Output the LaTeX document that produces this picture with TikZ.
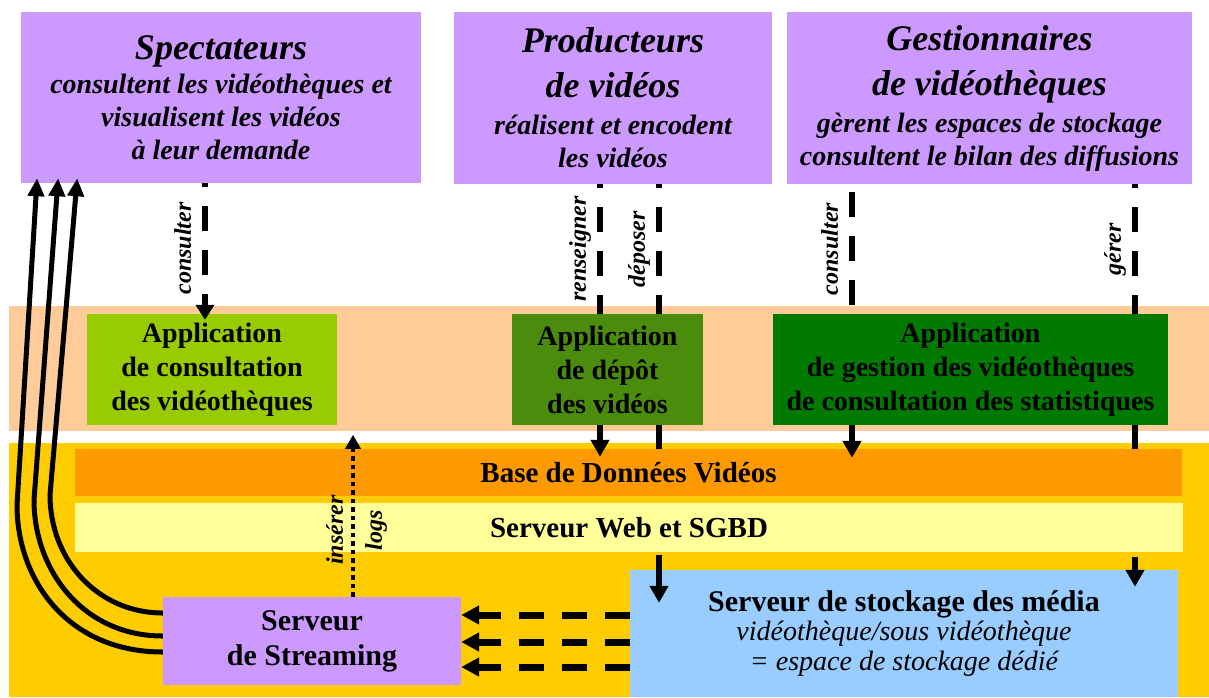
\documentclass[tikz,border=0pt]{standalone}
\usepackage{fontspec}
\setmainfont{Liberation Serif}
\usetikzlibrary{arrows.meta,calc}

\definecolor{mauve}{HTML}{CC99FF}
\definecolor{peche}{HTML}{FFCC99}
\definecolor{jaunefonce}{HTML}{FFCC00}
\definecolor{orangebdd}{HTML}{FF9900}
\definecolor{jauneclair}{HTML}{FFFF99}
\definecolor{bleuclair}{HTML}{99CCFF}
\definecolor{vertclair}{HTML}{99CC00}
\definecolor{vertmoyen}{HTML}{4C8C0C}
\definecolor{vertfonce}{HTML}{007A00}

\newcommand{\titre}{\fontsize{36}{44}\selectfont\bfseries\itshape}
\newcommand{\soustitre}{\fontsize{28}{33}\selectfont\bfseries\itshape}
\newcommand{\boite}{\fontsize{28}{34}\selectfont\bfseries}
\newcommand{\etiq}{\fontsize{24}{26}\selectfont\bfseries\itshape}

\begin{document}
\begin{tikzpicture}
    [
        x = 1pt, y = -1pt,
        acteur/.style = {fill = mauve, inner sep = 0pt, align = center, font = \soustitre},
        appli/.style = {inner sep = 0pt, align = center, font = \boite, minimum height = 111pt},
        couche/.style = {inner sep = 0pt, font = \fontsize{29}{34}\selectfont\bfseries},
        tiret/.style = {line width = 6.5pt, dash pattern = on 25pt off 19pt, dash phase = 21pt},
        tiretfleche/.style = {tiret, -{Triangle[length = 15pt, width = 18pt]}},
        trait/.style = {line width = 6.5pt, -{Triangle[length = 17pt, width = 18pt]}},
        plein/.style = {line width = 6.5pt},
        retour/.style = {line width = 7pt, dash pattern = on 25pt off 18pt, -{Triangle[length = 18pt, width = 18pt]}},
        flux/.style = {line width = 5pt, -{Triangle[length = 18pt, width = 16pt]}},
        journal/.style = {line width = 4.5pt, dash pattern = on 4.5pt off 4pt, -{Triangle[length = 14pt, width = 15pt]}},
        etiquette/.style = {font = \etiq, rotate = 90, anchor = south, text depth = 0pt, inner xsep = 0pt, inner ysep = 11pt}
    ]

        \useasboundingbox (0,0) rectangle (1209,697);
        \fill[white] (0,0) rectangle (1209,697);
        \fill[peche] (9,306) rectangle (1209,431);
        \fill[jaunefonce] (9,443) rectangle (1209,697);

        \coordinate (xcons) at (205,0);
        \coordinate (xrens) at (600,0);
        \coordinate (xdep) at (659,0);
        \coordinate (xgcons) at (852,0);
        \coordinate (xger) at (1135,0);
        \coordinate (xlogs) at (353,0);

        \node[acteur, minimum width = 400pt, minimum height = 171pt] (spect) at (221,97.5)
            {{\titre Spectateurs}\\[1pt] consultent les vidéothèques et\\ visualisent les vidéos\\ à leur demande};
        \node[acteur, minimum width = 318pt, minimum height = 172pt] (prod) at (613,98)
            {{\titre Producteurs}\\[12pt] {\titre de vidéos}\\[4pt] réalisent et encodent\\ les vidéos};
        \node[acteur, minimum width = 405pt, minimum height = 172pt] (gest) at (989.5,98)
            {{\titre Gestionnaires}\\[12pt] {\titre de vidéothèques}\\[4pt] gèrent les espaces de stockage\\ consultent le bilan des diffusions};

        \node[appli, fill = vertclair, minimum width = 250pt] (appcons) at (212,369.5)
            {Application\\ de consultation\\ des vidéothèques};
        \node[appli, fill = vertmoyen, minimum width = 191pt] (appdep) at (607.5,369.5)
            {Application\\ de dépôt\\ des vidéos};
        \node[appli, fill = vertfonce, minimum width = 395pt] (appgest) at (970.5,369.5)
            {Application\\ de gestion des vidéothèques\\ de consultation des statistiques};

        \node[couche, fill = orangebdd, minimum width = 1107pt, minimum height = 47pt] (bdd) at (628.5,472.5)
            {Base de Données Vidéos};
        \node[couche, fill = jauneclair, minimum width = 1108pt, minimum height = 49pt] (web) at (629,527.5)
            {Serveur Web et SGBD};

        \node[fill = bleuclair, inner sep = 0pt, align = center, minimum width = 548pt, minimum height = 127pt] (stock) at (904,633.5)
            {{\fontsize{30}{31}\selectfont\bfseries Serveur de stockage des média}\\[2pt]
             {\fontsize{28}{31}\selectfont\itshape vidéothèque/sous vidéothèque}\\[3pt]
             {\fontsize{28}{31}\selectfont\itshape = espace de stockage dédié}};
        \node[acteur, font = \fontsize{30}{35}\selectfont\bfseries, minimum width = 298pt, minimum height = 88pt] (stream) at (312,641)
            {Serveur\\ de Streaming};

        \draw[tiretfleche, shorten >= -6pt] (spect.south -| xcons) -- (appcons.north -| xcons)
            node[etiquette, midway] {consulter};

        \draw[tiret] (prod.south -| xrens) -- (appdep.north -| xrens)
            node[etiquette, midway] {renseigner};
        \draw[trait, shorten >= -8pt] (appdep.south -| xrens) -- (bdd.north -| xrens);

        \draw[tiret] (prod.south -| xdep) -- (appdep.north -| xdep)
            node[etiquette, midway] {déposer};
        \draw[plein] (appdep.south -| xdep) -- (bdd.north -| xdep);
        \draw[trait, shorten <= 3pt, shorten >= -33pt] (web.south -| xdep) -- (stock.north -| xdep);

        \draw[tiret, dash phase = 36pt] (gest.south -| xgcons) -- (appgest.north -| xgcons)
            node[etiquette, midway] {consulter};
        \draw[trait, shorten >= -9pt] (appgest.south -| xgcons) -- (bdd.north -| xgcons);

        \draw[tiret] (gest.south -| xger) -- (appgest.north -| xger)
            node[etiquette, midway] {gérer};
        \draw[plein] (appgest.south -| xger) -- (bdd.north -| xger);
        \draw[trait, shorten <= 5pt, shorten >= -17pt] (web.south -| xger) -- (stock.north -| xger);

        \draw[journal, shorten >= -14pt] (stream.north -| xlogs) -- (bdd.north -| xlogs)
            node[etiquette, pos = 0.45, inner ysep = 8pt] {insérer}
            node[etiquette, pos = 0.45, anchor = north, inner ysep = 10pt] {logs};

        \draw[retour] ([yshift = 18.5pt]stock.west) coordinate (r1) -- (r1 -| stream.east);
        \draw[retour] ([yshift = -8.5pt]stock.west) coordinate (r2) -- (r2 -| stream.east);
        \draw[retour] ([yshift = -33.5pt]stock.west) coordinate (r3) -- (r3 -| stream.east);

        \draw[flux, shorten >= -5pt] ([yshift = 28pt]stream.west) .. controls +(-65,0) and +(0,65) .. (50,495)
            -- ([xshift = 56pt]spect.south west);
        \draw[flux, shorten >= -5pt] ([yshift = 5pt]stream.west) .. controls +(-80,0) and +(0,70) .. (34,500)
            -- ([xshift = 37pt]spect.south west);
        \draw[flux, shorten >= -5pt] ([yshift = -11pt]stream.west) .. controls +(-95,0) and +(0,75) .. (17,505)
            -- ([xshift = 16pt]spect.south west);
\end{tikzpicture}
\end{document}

> What the task asks
Make an exact copy of all the material, but keep the pictures out of it.

> Result of this exercise
Output the LaTeX document that produces this picture with TikZ.
\documentclass[tikz,border=0pt]{standalone}
\usepackage{fontspec}
\setmainfont{Liberation Serif}
\usetikzlibrary{arrows.meta,calc}

\definecolor{mauve}{HTML}{CC99FF}
\definecolor{peche}{HTML}{FFCC99}
\definecolor{jaunefonce}{HTML}{FFCC00}
\definecolor{orangebdd}{HTML}{FF9900}
\definecolor{jauneclair}{HTML}{FFFF99}
\definecolor{bleuclair}{HTML}{99CCFF}
\definecolor{vertclair}{HTML}{99CC00}
\definecolor{vertmoyen}{HTML}{4C8C0C}
\definecolor{vertfonce}{HTML}{007A00}

\newcommand{\titre}{\fontsize{36}{44}\selectfont\bfseries\itshape}
\newcommand{\soustitre}{\fontsize{28}{33}\selectfont\bfseries\itshape}
\newcommand{\boite}{\fontsize{28}{34}\selectfont\bfseries}
\newcommand{\etiq}{\fontsize{24}{26}\selectfont\bfseries\itshape}

\begin{document}
\begin{tikzpicture}
    [
        x = 1pt, y = -1pt,
        acteur/.style = {fill = mauve, inner sep = 0pt, align = center, font = \soustitre},
        appli/.style = {inner sep = 0pt, align = center, font = \boite, minimum height = 111pt},
        couche/.style = {inner sep = 0pt, font = \fontsize{29}{34}\selectfont\bfseries},
        tiret/.style = {line width = 6.5pt, dash pattern = on 25pt off 19pt, dash phase = 21pt},
        tiretfleche/.style = {tiret, -{Triangle[length = 15pt, width = 18pt]}},
        trait/.style = {line width = 6.5pt, -{Triangle[length = 17pt, width = 18pt]}},
        plein/.style = {line width = 6.5pt},
        retour/.style = {line width = 7pt, dash pattern = on 25pt off 18pt, -{Triangle[length = 18pt, width = 18pt]}},
        flux/.style = {line width = 5pt, -{Triangle[length = 18pt, width = 16pt]}},
        journal/.style = {line width = 4.5pt, dash pattern = on 4.5pt off 4pt, -{Triangle[length = 14pt, width = 15pt]}},
        etiquette/.style = {font = \etiq, rotate = 90, anchor = south, text depth = 0pt, inner xsep = 0pt, inner ysep = 11pt}
    ]

        \useasboundingbox (0,0) rectangle (1209,697);
        \fill[white] (0,0) rectangle (1209,697);
        \fill[peche] (9,306) rectangle (1209,431);
        \fill[jaunefonce] (9,443) rectangle (1209,697);

        \coordinate (xcons) at (205,0);
        \coordinate (xrens) at (600,0);
        \coordinate (xdep) at (659,0);
        \coordinate (xgcons) at (852,0);
        \coordinate (xger) at (1135,0);
        \coordinate (xlogs) at (353,0);

        \node[acteur, minimum width = 400pt, minimum height = 171pt] (spect) at (221,97.5)
            {{\titre Spectateurs}\\[1pt] consultent les vidéothèques et\\ visualisent les vidéos\\ à leur demande};
        \node[acteur, minimum width = 318pt, minimum height = 172pt] (prod) at (613,98)
            {{\titre Producteurs}\\[12pt] {\titre de vidéos}\\[4pt] réalisent et encodent\\ les vidéos};
        \node[acteur, minimum width = 405pt, minimum height = 172pt] (gest) at (989.5,98)
            {{\titre Gestionnaires}\\[12pt] {\titre de vidéothèques}\\[4pt] gèrent les espaces de stockage\\ consultent le bilan des diffusions};

        \node[appli, fill = vertclair, minimum width = 250pt] (appcons) at (212,369.5)
            {Application\\ de consultation\\ des vidéothèques};
        \node[appli, fill = vertmoyen, minimum width = 191pt] (appdep) at (607.5,369.5)
            {Application\\ de dépôt\\ des vidéos};
        \node[appli, fill = vertfonce, minimum width = 395pt] (appgest) at (970.5,369.5)
            {Application\\ de gestion des vidéothèques\\ de consultation des statistiques};

        \node[couche, fill = orangebdd, minimum width = 1107pt, minimum height = 47pt] (bdd) at (628.5,472.5)
            {Base de Données Vidéos};
        \node[couche, fill = jauneclair, minimum width = 1108pt, minimum height = 49pt] (web) at (629,527.5)
            {Serveur Web et SGBD};

        \node[fill = bleuclair, inner sep = 0pt, align = center, minimum width = 548pt, minimum height = 127pt] (stock) at (904,633.5)
            {{\fontsize{30}{31}\selectfont\bfseries Serveur de stockage des média}\\[2pt]
             {\fontsize{28}{31}\selectfont\itshape vidéothèque/sous vidéothèque}\\[3pt]
             {\fontsize{28}{31}\selectfont\itshape = espace de stockage dédié}};
        \node[acteur, font = \fontsize{30}{35}\selectfont\bfseries, minimum width = 298pt, minimum height = 88pt] (stream) at (312,641)
            {Serveur\\ de Streaming};

        \draw[tiretfleche, shorten >= -6pt] (spect.south -| xcons) -- (appcons.north -| xcons)
            node[etiquette, midway] {consulter};

        \draw[tiret] (prod.south -| xrens) -- (appdep.north -| xrens)
            node[etiquette, midway] {renseigner};
        \draw[trait, shorten >= -8pt] (appdep.south -| xrens) -- (bdd.north -| xrens);

        \draw[tiret] (prod.south -| xdep) -- (appdep.north -| xdep)
            node[etiquette, midway] {déposer};
        \draw[plein] (appdep.south -| xdep) -- (bdd.north -| xdep);
        \draw[trait, shorten <= 3pt, shorten >= -33pt] (web.south -| xdep) -- (stock.north -| xdep);

        \draw[tiret, dash phase = 36pt] (gest.south -| xgcons) -- (appgest.north -| xgcons)
            node[etiquette, midway] {consulter};
        \draw[trait, shorten >= -9pt] (appgest.south -| xgcons) -- (bdd.north -| xgcons);

        \draw[tiret] (gest.south -| xger) -- (appgest.north -| xger)
            node[etiquette, midway] {gérer};
        \draw[plein] (appgest.south -| xger) -- (bdd.north -| xger);
        \draw[trait, shorten <= 5pt, shorten >= -17pt] (web.south -| xger) -- (stock.north -| xger);

        \draw[journal, shorten >= -14pt] (stream.north -| xlogs) -- (bdd.north -| xlogs)
            node[etiquette, pos = 0.45, inner ysep = 8pt] {insérer}
            node[etiquette, pos = 0.45, anchor = north, inner ysep = 10pt] {logs};

        \draw[retour] ([yshift = 18.5pt]stock.west) coordinate (r1) -- (r1 -| stream.east);
        \draw[retour] ([yshift = -8.5pt]stock.west) coordinate (r2) -- (r2 -| stream.east);
        \draw[retour] ([yshift = -33.5pt]stock.west) coordinate (r3) -- (r3 -| stream.east);

        \draw[flux, shorten >= -5pt] ([yshift = 28pt]stream.west) .. controls +(-65,0) and +(0,65) .. (50,495)
            -- ([xshift = 56pt]spect.south west);
        \draw[flux, shorten >= -5pt] ([yshift = 5pt]stream.west) .. controls +(-80,0) and +(0,70) .. (34,500)
            -- ([xshift = 37pt]spect.south west);
        \draw[flux, shorten >= -5pt] ([yshift = -11pt]stream.west) .. controls +(-95,0) and +(0,75) .. (17,505)
            -- ([xshift = 16pt]spect.south west);
\end{tikzpicture}
\end{document}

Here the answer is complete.